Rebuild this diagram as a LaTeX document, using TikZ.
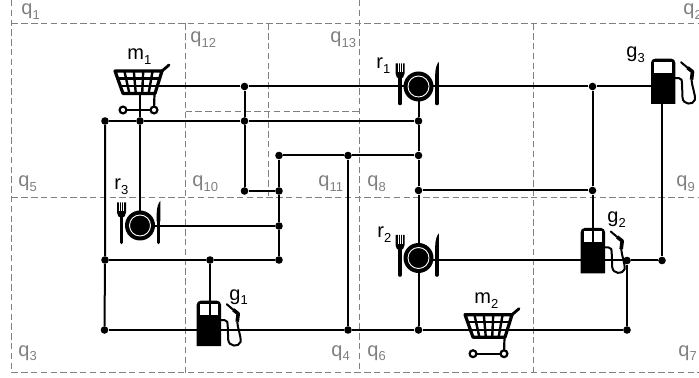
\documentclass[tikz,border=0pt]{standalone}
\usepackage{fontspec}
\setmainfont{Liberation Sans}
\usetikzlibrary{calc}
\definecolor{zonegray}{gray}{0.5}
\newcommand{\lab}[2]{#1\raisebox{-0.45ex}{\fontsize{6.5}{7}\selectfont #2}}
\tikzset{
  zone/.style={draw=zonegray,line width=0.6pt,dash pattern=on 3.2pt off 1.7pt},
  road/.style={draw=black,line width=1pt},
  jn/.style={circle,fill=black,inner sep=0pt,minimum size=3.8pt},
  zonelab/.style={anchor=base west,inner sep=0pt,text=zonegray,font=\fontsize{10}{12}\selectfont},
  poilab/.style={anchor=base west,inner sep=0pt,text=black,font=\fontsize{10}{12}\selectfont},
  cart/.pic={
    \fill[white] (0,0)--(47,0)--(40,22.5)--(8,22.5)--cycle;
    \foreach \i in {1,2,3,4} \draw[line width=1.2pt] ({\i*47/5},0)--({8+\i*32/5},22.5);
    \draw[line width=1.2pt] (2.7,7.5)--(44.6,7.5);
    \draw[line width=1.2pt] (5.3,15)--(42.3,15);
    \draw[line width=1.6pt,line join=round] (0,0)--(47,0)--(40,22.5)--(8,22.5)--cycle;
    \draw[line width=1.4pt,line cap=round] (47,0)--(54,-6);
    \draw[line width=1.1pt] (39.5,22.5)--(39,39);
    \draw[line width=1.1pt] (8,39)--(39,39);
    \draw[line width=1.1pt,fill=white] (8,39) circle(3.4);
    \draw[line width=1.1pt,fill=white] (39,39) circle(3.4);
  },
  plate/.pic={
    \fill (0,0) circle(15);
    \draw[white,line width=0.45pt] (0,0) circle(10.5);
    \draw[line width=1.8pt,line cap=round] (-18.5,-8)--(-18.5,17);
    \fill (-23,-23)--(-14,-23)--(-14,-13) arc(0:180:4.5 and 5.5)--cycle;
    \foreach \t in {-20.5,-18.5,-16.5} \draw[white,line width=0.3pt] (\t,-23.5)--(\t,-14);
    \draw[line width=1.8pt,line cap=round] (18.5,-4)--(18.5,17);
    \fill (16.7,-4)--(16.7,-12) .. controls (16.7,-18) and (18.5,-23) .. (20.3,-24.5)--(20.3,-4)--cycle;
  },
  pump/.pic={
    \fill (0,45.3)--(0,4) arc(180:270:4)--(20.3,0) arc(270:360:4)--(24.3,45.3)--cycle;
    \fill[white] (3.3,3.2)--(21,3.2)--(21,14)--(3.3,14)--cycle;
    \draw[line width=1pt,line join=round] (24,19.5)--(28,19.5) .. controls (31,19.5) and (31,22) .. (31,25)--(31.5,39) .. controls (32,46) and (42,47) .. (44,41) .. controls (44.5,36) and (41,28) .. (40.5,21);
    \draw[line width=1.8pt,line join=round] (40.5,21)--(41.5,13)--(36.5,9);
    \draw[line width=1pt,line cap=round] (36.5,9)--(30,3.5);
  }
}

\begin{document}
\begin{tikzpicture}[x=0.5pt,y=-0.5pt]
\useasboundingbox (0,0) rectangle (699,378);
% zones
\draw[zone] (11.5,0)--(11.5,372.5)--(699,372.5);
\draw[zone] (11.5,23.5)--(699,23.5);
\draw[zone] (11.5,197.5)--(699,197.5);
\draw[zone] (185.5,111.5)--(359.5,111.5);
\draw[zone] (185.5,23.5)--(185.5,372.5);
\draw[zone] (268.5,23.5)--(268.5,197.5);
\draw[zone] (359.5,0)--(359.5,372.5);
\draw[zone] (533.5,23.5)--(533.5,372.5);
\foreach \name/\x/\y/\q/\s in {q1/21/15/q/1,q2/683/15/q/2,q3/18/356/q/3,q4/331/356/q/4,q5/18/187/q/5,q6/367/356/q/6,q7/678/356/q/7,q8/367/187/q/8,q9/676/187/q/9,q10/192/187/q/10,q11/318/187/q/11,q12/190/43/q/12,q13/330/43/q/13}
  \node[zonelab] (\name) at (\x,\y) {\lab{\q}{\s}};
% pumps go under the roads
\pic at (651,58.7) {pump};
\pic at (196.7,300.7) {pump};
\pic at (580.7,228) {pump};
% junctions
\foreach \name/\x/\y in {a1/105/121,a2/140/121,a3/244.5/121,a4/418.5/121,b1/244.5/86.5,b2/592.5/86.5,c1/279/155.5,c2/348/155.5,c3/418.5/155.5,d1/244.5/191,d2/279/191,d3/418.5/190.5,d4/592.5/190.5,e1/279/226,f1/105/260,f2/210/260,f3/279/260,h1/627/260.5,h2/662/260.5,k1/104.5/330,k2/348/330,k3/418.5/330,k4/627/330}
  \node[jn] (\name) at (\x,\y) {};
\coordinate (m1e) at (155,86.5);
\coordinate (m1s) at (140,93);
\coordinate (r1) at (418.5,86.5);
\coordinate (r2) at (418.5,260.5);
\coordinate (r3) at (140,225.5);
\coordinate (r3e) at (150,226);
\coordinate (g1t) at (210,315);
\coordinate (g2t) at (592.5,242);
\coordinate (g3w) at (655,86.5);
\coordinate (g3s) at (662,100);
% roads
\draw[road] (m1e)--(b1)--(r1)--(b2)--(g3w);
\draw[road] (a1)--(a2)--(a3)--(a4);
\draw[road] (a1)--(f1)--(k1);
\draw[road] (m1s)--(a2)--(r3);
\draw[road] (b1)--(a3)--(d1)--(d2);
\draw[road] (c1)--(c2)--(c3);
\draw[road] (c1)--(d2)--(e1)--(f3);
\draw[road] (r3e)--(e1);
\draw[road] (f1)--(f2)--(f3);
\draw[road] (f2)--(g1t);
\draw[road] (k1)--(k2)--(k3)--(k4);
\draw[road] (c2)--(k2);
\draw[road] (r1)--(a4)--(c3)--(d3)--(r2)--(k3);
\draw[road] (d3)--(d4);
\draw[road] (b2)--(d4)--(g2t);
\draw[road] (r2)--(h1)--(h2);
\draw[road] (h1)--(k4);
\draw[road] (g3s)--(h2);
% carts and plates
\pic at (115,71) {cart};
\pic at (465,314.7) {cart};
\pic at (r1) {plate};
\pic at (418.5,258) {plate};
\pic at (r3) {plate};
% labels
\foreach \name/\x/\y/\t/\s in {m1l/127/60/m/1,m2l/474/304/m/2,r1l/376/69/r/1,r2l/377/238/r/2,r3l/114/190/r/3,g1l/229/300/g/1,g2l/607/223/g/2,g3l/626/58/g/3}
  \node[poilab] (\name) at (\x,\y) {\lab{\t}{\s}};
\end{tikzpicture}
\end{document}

****************************************

PROMPT -
Leave out the pictures and output the rest of the material exactly as written.

COMPLETE RESPONSE -
Rebuild this diagram as a LaTeX document, using TikZ.
\documentclass[tikz,border=0pt]{standalone}
\usepackage{fontspec}
\setmainfont{Liberation Sans}
\usetikzlibrary{calc}
\definecolor{zonegray}{gray}{0.5}
\newcommand{\lab}[2]{#1\raisebox{-0.45ex}{\fontsize{6.5}{7}\selectfont #2}}
\tikzset{
  zone/.style={draw=zonegray,line width=0.6pt,dash pattern=on 3.2pt off 1.7pt},
  road/.style={draw=black,line width=1pt},
  jn/.style={circle,fill=black,inner sep=0pt,minimum size=3.8pt},
  zonelab/.style={anchor=base west,inner sep=0pt,text=zonegray,font=\fontsize{10}{12}\selectfont},
  poilab/.style={anchor=base west,inner sep=0pt,text=black,font=\fontsize{10}{12}\selectfont},
  cart/.pic={
    \fill[white] (0,0)--(47,0)--(40,22.5)--(8,22.5)--cycle;
    \foreach \i in {1,2,3,4} \draw[line width=1.2pt] ({\i*47/5},0)--({8+\i*32/5},22.5);
    \draw[line width=1.2pt] (2.7,7.5)--(44.6,7.5);
    \draw[line width=1.2pt] (5.3,15)--(42.3,15);
    \draw[line width=1.6pt,line join=round] (0,0)--(47,0)--(40,22.5)--(8,22.5)--cycle;
    \draw[line width=1.4pt,line cap=round] (47,0)--(54,-6);
    \draw[line width=1.1pt] (39.5,22.5)--(39,39);
    \draw[line width=1.1pt] (8,39)--(39,39);
    \draw[line width=1.1pt,fill=white] (8,39) circle(3.4);
    \draw[line width=1.1pt,fill=white] (39,39) circle(3.4);
  },
  plate/.pic={
    \fill (0,0) circle(15);
    \draw[white,line width=0.45pt] (0,0) circle(10.5);
    \draw[line width=1.8pt,line cap=round] (-18.5,-8)--(-18.5,17);
    \fill (-23,-23)--(-14,-23)--(-14,-13) arc(0:180:4.5 and 5.5)--cycle;
    \foreach \t in {-20.5,-18.5,-16.5} \draw[white,line width=0.3pt] (\t,-23.5)--(\t,-14);
    \draw[line width=1.8pt,line cap=round] (18.5,-4)--(18.5,17);
    \fill (16.7,-4)--(16.7,-12) .. controls (16.7,-18) and (18.5,-23) .. (20.3,-24.5)--(20.3,-4)--cycle;
  },
  pump/.pic={
    \fill (0,45.3)--(0,4) arc(180:270:4)--(20.3,0) arc(270:360:4)--(24.3,45.3)--cycle;
    \fill[white] (3.3,3.2)--(21,3.2)--(21,14)--(3.3,14)--cycle;
    \draw[line width=1pt,line join=round] (24,19.5)--(28,19.5) .. controls (31,19.5) and (31,22) .. (31,25)--(31.5,39) .. controls (32,46) and (42,47) .. (44,41) .. controls (44.5,36) and (41,28) .. (40.5,21);
    \draw[line width=1.8pt,line join=round] (40.5,21)--(41.5,13)--(36.5,9);
    \draw[line width=1pt,line cap=round] (36.5,9)--(30,3.5);
  }
}

\begin{document}
\begin{tikzpicture}[x=0.5pt,y=-0.5pt]
\useasboundingbox (0,0) rectangle (699,378);
% zones
\draw[zone] (11.5,0)--(11.5,372.5)--(699,372.5);
\draw[zone] (11.5,23.5)--(699,23.5);
\draw[zone] (11.5,197.5)--(699,197.5);
\draw[zone] (185.5,111.5)--(359.5,111.5);
\draw[zone] (185.5,23.5)--(185.5,372.5);
\draw[zone] (268.5,23.5)--(268.5,197.5);
\draw[zone] (359.5,0)--(359.5,372.5);
\draw[zone] (533.5,23.5)--(533.5,372.5);
\foreach \name/\x/\y/\q/\s in {q1/21/15/q/1,q2/683/15/q/2,q3/18/356/q/3,q4/331/356/q/4,q5/18/187/q/5,q6/367/356/q/6,q7/678/356/q/7,q8/367/187/q/8,q9/676/187/q/9,q10/192/187/q/10,q11/318/187/q/11,q12/190/43/q/12,q13/330/43/q/13}
  \node[zonelab] (\name) at (\x,\y) {\lab{\q}{\s}};
% pumps go under the roads
\pic at (651,58.7) {pump};
\pic at (196.7,300.7) {pump};
\pic at (580.7,228) {pump};
% junctions
\foreach \name/\x/\y in {a1/105/121,a2/140/121,a3/244.5/121,a4/418.5/121,b1/244.5/86.5,b2/592.5/86.5,c1/279/155.5,c2/348/155.5,c3/418.5/155.5,d1/244.5/191,d2/279/191,d3/418.5/190.5,d4/592.5/190.5,e1/279/226,f1/105/260,f2/210/260,f3/279/260,h1/627/260.5,h2/662/260.5,k1/104.5/330,k2/348/330,k3/418.5/330,k4/627/330}
  \node[jn] (\name) at (\x,\y) {};
\coordinate (m1e) at (155,86.5);
\coordinate (m1s) at (140,93);
\coordinate (r1) at (418.5,86.5);
\coordinate (r2) at (418.5,260.5);
\coordinate (r3) at (140,225.5);
\coordinate (r3e) at (150,226);
\coordinate (g1t) at (210,315);
\coordinate (g2t) at (592.5,242);
\coordinate (g3w) at (655,86.5);
\coordinate (g3s) at (662,100);
% roads
\draw[road] (m1e)--(b1)--(r1)--(b2)--(g3w);
\draw[road] (a1)--(a2)--(a3)--(a4);
\draw[road] (a1)--(f1)--(k1);
\draw[road] (m1s)--(a2)--(r3);
\draw[road] (b1)--(a3)--(d1)--(d2);
\draw[road] (c1)--(c2)--(c3);
\draw[road] (c1)--(d2)--(e1)--(f3);
\draw[road] (r3e)--(e1);
\draw[road] (f1)--(f2)--(f3);
\draw[road] (f2)--(g1t);
\draw[road] (k1)--(k2)--(k3)--(k4);
\draw[road] (c2)--(k2);
\draw[road] (r1)--(a4)--(c3)--(d3)--(r2)--(k3);
\draw[road] (d3)--(d4);
\draw[road] (b2)--(d4)--(g2t);
\draw[road] (r2)--(h1)--(h2);
\draw[road] (h1)--(k4);
\draw[road] (g3s)--(h2);
% carts and plates
\pic at (115,71) {cart};
\pic at (465,314.7) {cart};
\pic at (r1) {plate};
\pic at (418.5,258) {plate};
\pic at (r3) {plate};
% labels
\foreach \name/\x/\y/\t/\s in {m1l/127/60/m/1,m2l/474/304/m/2,r1l/376/69/r/1,r2l/377/238/r/2,r3l/114/190/r/3,g1l/229/300/g/1,g2l/607/223/g/2,g3l/626/58/g/3}
  \node[poilab] (\name) at (\x,\y) {\lab{\t}{\s}};
\end{tikzpicture}
\end{document}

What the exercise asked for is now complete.